As project maintainer, when you review pull requests from GitHub in order to potentially merge them, you typically add the following line to your .git/config
file. Maybe there are other methods, that’s just the one I use.
[remote "origin"]
url = ....
fetch = +refs/heads/*:refs/remotes/origin/*
this => fetch = +refs/pull/*/head:refs/pull/origin/*
At every git fetch
(or git pull
), all new PR’s are fetched and you can work on them.
If you work on a fresh git work area, the first git fetch
downloads all existing PR’s since the beginning.
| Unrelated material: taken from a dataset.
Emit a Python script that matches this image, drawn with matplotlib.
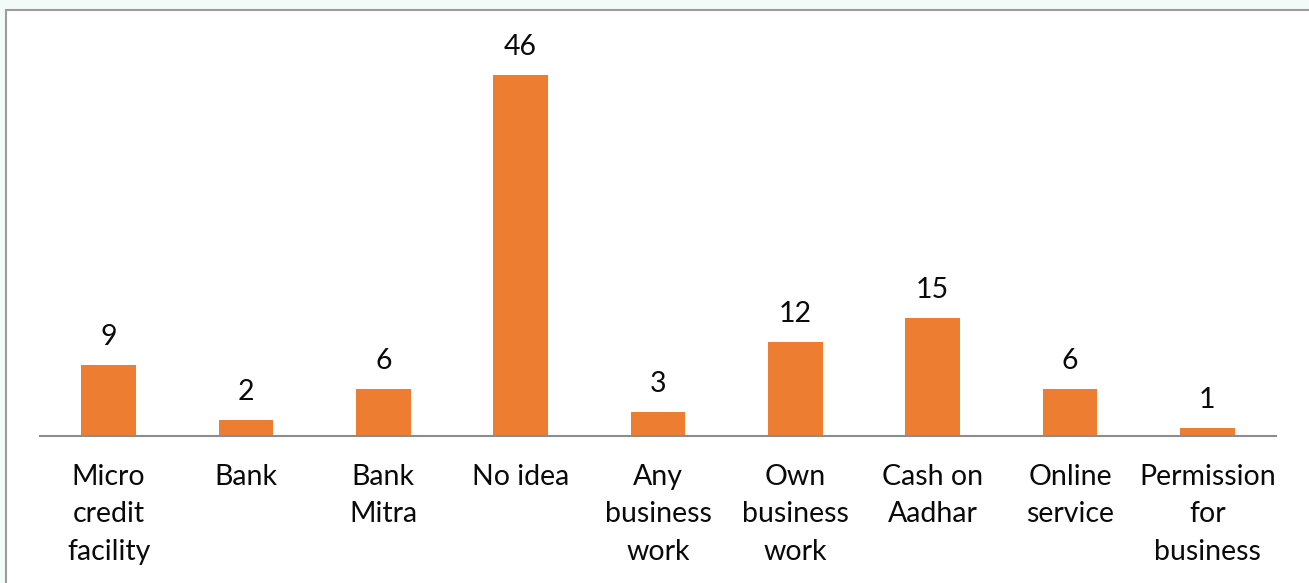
import matplotlib
matplotlib.use("Agg")
import matplotlib.pyplot as plt
from matplotlib.patches import Rectangle

categories = ["Micro\ncredit\nfacility", "Bank", "Bank\nMitra", "No idea",
              "Any\nbusiness\nwork", "Own\nbusiness\nwork", "Cash on\nAadhar",
              "Online\nservice", "Permission\nfor\nbusiness"]
values = [9, 2, 6, 46, 3, 12, 15, 6, 1]

plt.rcParams["font.family"] = ["Lato", "DejaVu Sans"]

W, H = 1309, 583
fig = plt.figure(figsize=(W / 100, H / 100), dpi=100, facecolor="#F3FBF8")

# white chart panel with a grey frame
panel = Rectangle((6 / W, -0.05), 1.05, 1 - 10 / H + 0.05, transform=fig.transFigure,
                  facecolor="white", edgecolor="#9C9C9C", linewidth=1.5, zorder=-1)
fig.patches.append(panel)

ax = fig.add_axes([40 / W, (H - 436) / H, 1236 / W, 392 / H])
ax.set_facecolor("none")
ax.set_zorder(1)
x = range(len(values))
bars = ax.bar(x, values, width=0.4, color="#ED7D31")
ax.set_xlim(-0.5, len(values) - 0.5)
ax.set_ylim(0, 50)

for xi, v in zip(x, values):
    ax.annotate(str(v), (xi, v), xytext=(0, 11), textcoords="offset points",
                ha="center", va="bottom", fontsize=20.5, color="#0A0A0A")

ax.set_xticks(list(x))
ax.set_xticklabels(categories, fontsize=20.5, color="#0A0A0A", linespacing=1.55)
ax.tick_params(axis="x", length=0, pad=20)
ax.set_yticks([])
for s in ["top", "right", "left"]:
    ax.spines[s].set_visible(False)
ax.spines["bottom"].set_color("#8C8C8C")
ax.spines["bottom"].set_linewidth(1.5)

fig.savefig("out.png", dpi=100, facecolor=fig.get_facecolor())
There is one situation where this is a problem: My repo went fat because of past errors on binary files. The .git
subdirectory was 2 GB big and any git clone
operation took ages. This history was rewritten, pushed, the branches were cleaned up, etc. Now, the .git
history is only 43 MB. So far, so good. Except that when you add the fetch = +refs/pull/*/...
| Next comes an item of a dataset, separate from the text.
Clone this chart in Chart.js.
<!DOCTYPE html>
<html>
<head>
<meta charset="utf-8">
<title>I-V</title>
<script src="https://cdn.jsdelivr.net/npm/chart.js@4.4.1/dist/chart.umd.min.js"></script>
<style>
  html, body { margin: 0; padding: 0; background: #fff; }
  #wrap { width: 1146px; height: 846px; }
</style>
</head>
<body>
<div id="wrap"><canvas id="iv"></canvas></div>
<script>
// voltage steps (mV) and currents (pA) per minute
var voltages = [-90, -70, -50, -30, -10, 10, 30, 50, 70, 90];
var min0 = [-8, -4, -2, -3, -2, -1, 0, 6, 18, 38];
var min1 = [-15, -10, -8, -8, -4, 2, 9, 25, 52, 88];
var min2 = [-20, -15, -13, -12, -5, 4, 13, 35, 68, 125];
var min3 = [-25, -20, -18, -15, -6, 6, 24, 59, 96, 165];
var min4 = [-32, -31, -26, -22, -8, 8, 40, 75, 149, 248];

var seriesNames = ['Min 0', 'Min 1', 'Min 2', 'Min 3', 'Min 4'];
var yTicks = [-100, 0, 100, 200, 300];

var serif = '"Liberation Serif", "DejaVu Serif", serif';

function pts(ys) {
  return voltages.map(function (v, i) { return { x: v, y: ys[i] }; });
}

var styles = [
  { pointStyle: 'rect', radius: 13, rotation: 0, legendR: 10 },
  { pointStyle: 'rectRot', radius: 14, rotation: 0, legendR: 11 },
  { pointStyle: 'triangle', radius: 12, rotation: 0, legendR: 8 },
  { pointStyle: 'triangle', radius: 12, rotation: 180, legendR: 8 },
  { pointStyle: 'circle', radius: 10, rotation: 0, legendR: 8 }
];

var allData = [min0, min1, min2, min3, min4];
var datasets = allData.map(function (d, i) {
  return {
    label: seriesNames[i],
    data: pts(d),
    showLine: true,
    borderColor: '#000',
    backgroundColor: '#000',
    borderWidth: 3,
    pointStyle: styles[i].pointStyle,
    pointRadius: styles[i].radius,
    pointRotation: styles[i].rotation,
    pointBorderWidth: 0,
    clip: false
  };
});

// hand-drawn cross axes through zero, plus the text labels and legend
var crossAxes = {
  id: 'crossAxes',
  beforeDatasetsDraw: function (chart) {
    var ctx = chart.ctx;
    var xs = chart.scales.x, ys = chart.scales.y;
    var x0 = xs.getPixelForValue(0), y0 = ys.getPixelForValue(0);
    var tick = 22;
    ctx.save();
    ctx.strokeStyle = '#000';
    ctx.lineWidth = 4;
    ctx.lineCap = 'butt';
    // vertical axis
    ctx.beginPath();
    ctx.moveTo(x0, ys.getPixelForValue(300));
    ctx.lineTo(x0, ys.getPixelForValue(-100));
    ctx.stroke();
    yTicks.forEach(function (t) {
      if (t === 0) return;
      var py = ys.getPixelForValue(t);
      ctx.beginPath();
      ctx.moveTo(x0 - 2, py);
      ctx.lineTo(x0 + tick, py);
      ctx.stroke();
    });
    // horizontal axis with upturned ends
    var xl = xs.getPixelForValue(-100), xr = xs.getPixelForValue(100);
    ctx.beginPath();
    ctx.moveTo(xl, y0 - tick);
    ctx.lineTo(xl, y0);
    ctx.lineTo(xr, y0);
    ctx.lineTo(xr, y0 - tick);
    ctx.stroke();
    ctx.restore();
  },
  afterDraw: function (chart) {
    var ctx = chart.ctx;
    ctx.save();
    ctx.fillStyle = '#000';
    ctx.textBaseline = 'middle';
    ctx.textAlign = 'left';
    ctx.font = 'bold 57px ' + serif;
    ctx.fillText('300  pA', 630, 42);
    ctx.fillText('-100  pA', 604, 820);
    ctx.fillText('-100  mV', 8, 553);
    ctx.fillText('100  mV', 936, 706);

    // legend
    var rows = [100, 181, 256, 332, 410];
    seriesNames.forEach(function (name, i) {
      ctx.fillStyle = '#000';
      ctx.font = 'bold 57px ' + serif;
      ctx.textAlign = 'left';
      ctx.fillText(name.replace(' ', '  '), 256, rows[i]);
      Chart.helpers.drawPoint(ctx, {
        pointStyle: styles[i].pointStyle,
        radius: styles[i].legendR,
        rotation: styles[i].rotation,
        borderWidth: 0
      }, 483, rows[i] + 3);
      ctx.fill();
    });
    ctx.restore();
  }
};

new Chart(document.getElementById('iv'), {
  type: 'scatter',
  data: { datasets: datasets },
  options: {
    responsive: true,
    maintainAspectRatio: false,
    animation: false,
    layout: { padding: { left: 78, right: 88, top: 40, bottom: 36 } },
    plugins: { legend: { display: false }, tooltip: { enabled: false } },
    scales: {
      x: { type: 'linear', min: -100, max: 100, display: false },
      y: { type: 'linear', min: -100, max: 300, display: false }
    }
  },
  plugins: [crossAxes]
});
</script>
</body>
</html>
line, it fetches all past PR’s, including before the history rewrite, which are based on the old fat history. The first git fetch
takes ages and the .git
subdirectory is back to 2 GB. All the old fat history was downloaded only because of old PR’s.
Assuming that we are no longer interested in PR’s before a given one, how would you configure your local repo to fetch only PR’s which are more recent than that one?
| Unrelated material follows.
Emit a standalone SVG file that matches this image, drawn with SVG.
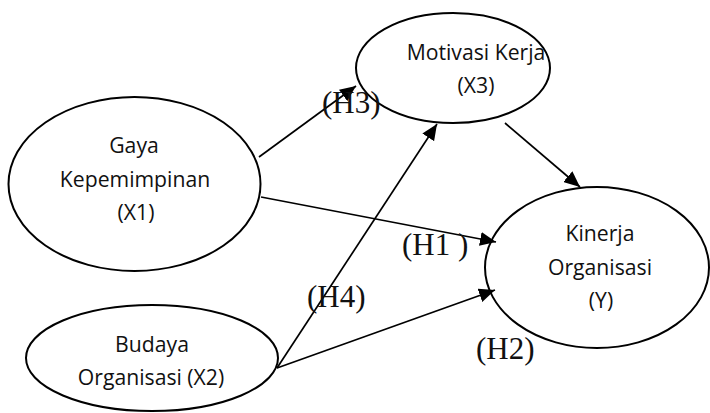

It is possible to fetch a selected PR with the following line in .git/config
. Being based on the current (rewritten) history, it does not inflate the repo more than necessary.
fetch = +refs/pull/1507/head:refs/pull/origin/1507
However, we need to add such lines one by one for any new PR.
Is there a way to say “fetch all PR starting from 1507 onwards”? Or any other PR selection criteria, such as time?
The basic idea is to avoid all PR’s before a given point.
Killing the GitHub repo and recreating it is not an option. This is an open source project with too much history, releases, issues, discussions, etc. If you are interested, this is https://github.com/tsduck/tsduck
Is there a way to say “fetch all PR starting from 1507 onwards”? Or any other PR selection criteria, such as time?
I don’t think there is a native way, which means you need to script it.
And the gh pr
commands should be helpful, both for:
- listing the PRs:
gh pr list
. - checkout the ones you need:
gh pr checkout
.
2
Easy way to do dramatically cut clone/fetch size in cases like this is
git clone -n --filter=tree:0 $url $path
cd $path
git config --add remote.origin.fetch +refs/pull/*/head:refs/pull/origin/*
git fetch # to tee up the barest sketch of the pulls
git fetch --filter=blob:limit=32k
git checkout
to start from just the commit metadata for pretty much everything, but that’ll be pleasingly compact, then the last fetch and resets the filter and the checkout uses it.
If you want to play around with a local repo, you can set up to allow local filtering with e.g.
git config uploadpack.allowfilters 1
git config uploadpack.allowanysha1inwant 1
git clone -n --filter=tree:0 file://$PWD `mktemp -d`; cd $_ # history-sketch no-checkout clone
git verify-pack -v .git/objects/pack/*.idx # show exactly what got fetched
git fetch --filter=blob:limit=32k
git verify-pack -v .git/objects/pack/*.idx # this gets just the tip tree, no checkout yet
git checkout
git verify-pack -v .git/objects/pack/*.idx # now you've added just the checked-out tree
with any quoting you need if you’ve got spaces in your own paths.